Do you know what’s NOT the best part of basic training? That first night! October 12, 1994 was a very long day indeed.It started innocently enough. I woke up in a Howard Johnson’s hotel in Sioux Falls, SD. A taxi took me and a few others to the MEPS (Military Entry Processing Station). So far so good. We signed some paperwork, took our oath of enlistment (done by a Navy O-3) and went into groups based on the service we were entering. Some of the people entering the other services managed to get in trouble and ended up doing push-ups. Not us Air Force people, though. Everybody also had the joy of a going away drug test. People love filling up a bottle in public with others watching. Not as bad as the “Underwear Olympics” of our entrance physicals some weeks before, though.
When we took off for the airport I was put in charge of our AF group. Basically I was given a big manila envelop with everybody’s info. I was the oldest and was also going in as an E-3, so I was technically the ranking person.
I had never flown commercial before that day. I’d been up a few times in small planes, but nothing big. The Sioux Falls airport only had 4 gates, so there wasn’t much chance of getting lost. Our connecting flight was through O’Hare. Just a little bit bigger…
We arrived in San Antonio fairly late. We formed up in the hallway and were marched to waiting buses. Then we got to “enjoy” the ride to Lackland Air Force Base… Basically a bus full of nervous people wondering if they’ve just made the biggest mistake of their lives.

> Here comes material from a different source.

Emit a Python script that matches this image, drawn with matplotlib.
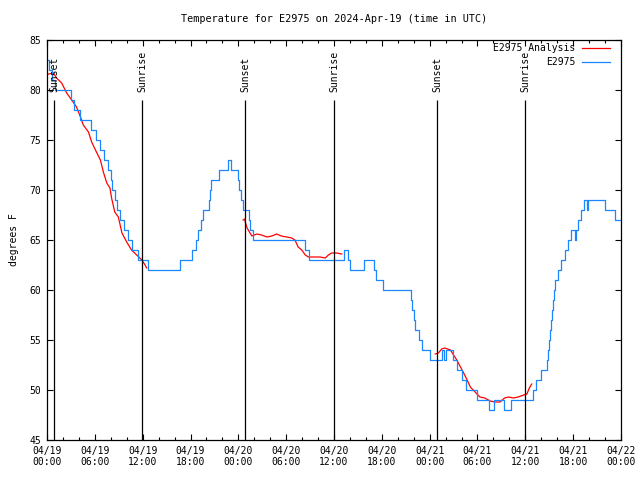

When we pull up to the dorm (the 320th Training Squadron, aka Alcatraz, for me) the driver gets out and talks to the TI’s. One of the recruits has been giving him shit and he points him out for their benefit. They haul him out and ream him up and down. Quite a bit more wondering about what the Hell we’ve gotten ourselves in to.
When we’re all out they line us up. This is mostly done through yelling. No lie – one of the TI’s has the last name of Bully! He was born for this job! We’re all standing there, luggage in hand. They tell us to set it down. Nope – too hard! Do it softly! Nope, you guys did it wrong again. And over and over. And you learn that every sentence is to be prefaced with “Sir, Airman (your last name) reports as ordered!”. It could also be ma’am, but these were all male TI’s. It’s amazing how hard it is for some people to get the phrase right. You continually hear an extra “sir” on the end. There is a small possibility that nerves contribute to this.
Up in the dorm is much more fun. We’re assigned lockers and beds. Apparently this can only be done through loud yelling and threats. Who would have guessed?
Everybody has to shave. But apparently we’re on a tight schedule, so there’s no time for shaving creme! So a painful dry shave for everybody.
Everybody has to shower, too. You have to have shower shoes on, but no time to get them out if you brought them. So basically you have a line of 60 naked guys, all wearing nothing but their shoes, hurrying through the showers. No time to really wash, just enough to get your shoes soaked. Of course they later get all packed up while still wet, so 6 weeks later when you leave they’re in terrible shape.
Most of the first few nights blur together. Lots of yelling, very little sleep. The first night we were up extra late, and they got us up an hour earlier than the other flights that had been there longer. At that stage you’re considered a “rainbow”. Rainbows stood out because they still had all their hair and they were still in civilian clothes.
The first time through the line at the chow hall you have no time to pick what you want to eat. I end up with fish, which I loathe. Then again, when you get about 2 minutes to eat it doesn’t make a whole lot of difference what you have. It’s in your stomach before it hits your taste buds.
At some point we also did mass in-processing. It may have been before we even got to the dorm. It’s all a bit hazy after 20 years. I remember lots of voices cracking when they called out names.
They also sent people in to verify that we had no food with us. Sneaking in food was a major no-no. I had to dispose of my pack of gum. They go through all your stuff looking for contraband. Considering that all your luggage gets shoved in a closet you can’t access I don’t really see what good sneaking anything in would do. You even end up wearing Air Force issues socks and underwear (tighty whities of course). You also end up having to pay for your own haircut when they shave your head a few days later. That was a crock!